---------- GIVEN DATA

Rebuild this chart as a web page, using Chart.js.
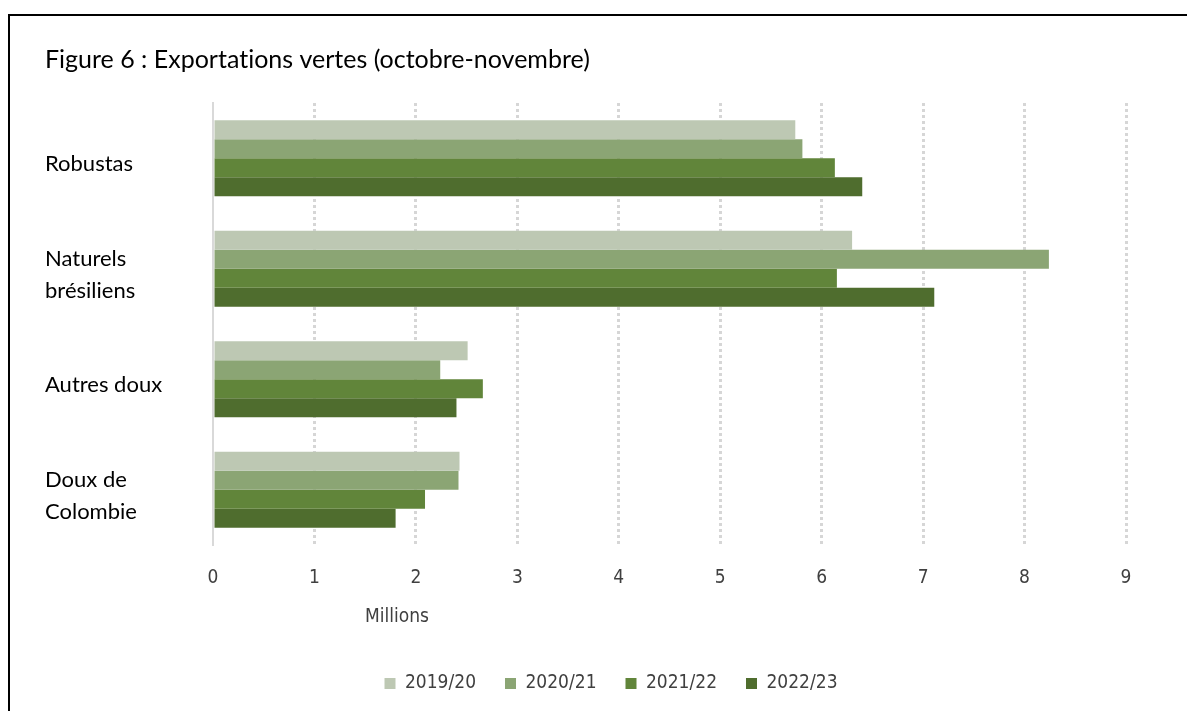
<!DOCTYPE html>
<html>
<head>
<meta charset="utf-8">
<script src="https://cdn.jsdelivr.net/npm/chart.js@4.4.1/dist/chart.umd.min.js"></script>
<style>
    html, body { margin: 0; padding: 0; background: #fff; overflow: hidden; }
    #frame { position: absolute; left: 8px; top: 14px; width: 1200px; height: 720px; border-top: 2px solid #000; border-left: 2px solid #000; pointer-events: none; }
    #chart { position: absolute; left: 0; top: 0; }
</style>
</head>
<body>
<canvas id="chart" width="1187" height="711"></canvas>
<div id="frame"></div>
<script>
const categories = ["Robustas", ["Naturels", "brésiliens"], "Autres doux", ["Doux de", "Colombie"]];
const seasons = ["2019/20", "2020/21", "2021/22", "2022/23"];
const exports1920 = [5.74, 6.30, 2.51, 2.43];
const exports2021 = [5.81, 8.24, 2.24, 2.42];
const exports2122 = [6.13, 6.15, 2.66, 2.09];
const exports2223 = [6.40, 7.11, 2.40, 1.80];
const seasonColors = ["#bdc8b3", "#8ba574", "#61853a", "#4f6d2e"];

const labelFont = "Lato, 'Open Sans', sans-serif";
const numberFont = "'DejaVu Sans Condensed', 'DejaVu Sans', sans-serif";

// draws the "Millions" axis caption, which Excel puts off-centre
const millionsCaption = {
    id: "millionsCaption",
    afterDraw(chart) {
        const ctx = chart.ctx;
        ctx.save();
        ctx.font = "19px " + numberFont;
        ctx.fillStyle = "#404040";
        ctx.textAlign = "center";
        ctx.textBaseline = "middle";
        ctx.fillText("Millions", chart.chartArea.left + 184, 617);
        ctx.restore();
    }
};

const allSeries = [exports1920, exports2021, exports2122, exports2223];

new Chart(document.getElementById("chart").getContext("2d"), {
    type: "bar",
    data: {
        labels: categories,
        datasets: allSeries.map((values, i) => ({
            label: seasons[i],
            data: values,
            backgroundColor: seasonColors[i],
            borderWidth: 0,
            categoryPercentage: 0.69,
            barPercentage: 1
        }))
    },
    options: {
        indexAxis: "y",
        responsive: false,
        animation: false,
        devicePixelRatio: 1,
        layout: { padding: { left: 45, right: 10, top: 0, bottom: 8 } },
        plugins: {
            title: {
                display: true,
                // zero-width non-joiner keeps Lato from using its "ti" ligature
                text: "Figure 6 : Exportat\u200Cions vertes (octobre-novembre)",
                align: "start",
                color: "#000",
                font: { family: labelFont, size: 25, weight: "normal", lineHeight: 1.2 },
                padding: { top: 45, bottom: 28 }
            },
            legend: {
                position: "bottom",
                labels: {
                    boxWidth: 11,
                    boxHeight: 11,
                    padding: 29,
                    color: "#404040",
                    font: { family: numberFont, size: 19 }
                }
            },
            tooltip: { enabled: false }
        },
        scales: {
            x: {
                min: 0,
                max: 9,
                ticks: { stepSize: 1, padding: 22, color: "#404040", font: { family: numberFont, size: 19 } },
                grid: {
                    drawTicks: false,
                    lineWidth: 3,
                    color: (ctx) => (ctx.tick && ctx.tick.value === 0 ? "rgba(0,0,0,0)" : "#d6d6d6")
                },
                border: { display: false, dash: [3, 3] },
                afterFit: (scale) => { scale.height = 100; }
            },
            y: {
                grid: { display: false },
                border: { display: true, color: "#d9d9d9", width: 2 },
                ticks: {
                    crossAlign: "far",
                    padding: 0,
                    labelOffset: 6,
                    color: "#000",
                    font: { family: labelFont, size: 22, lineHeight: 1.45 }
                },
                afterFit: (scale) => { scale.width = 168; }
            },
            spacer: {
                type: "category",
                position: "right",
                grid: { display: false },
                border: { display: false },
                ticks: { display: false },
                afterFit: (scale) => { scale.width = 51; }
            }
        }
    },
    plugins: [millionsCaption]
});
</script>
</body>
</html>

--------------------

EXERCISE PROMPT >>
Only the number is wanted: how many lines of the material above include the word "using"?

WRITTEN ANSWER >>
2